MySQL - Query Optimization in MySQL

1. What is Query Optimization?

Query optimization is the process of rewriting SQL queries and tuning the database so they run faster and consume fewer resources (CPU, memory, disk I/O).

  • Goal: Return results quickly, especially on large datasets.

  • Tools: EXPLAIN, indexes, caching, query rewriting, and schema design.


2. Common Techniques for Query Optimization

(a) Use Indexes Properly

  • Indexes make lookups, filtering, and joins faster.

  • Example:

-- Slow (no index, full table scan)
SELECT * FROM orders WHERE customer_id = 123;

-- Add index
CREATE INDEX idx_customer_id ON orders(customer_id);
  • After indexing, MySQL can directly jump to relevant rows instead of scanning the whole table.


(b) Avoid SELECT *

  • Fetch only the columns you need.

-- Bad
SELECT * FROM employees WHERE department = 'Sales';

-- Good
SELECT id, name FROM employees WHERE department = 'Sales';
  • This reduces data transfer and memory usage.


(c) Use EXPLAIN

  • Run queries with EXPLAIN to see execution plans.

  • If you see ALL in the type column → it’s a full table scan → consider adding indexes.


(d) Optimize Joins

  • Always join on indexed columns.

  • Put the smaller result set first in multi-joins if possible.

SELECT o.id, c.name
FROM orders o
JOIN customers c ON o.customer_id = c.id
WHERE c.region = 'East';

→ Index on customers.region and orders.customer_id makes this much faster.


(e) Use LIMIT for Large Results

-- Bad: returns millions of rows
SELECT * FROM transactions;

-- Good: paginate
SELECT * FROM transactions ORDER BY id LIMIT 50 OFFSET 0;

(f) Avoid Functions on Indexed Columns

-- Bad: prevents index usage
SELECT * FROM users WHERE YEAR(created_at) = 2024;

-- Good: use range
SELECT * FROM users 
WHERE created_at BETWEEN '2024-01-01' AND '2024-12-31';

(g) Partition Large Tables

Split huge tables (e.g., orders by year).
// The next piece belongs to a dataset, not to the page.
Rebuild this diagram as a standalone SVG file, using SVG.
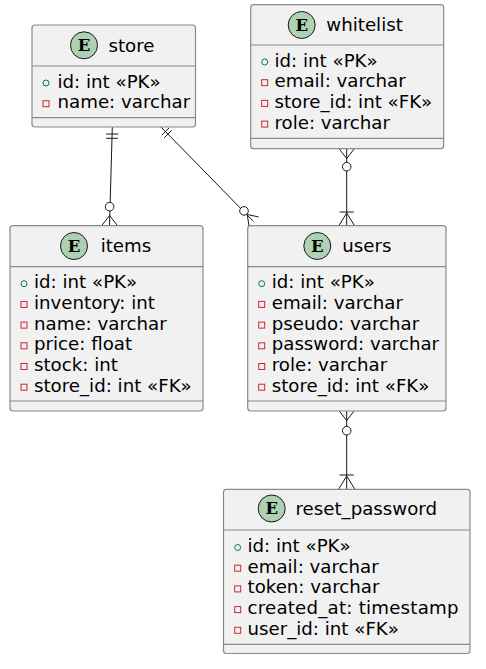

Queries only scan relevant partitions.


(h) Use Query Caching / Results Caching

  • MySQL query cache is deprecated, but you can use application-level caching (Redis, Memcached) for repeated queries.


(i) Avoid N+1 Queries (Application Side)

  • Instead of running 100 queries in a loop, use a JOIN or IN clause.


3. Real-World Example (E-commerce Orders)

Problem: Slow query

SELECT * FROM orders WHERE YEAR(order_date) = 2024 AND customer_id = 123;
  • EXPLAIN shows full table scan (ALL).

Optimization:

  1. Add an index:

CREATE INDEX idx_order_date_customer ON orders(order_date, customer_id);
  1. Rewrite query:

SELECT * FROM orders 
WHERE order_date BETWEEN '2024-01-01' AND '2024-12-31'
AND customer_id = 123;
  • Now MySQL can use the index → query runs much faster.

Summary:

  • Use indexes smartly.

  • Check queries with EXPLAIN.

  • Rewrite queries to avoid expensive operations.

  • Limit results, avoid SELECT *, and design schema for scalability.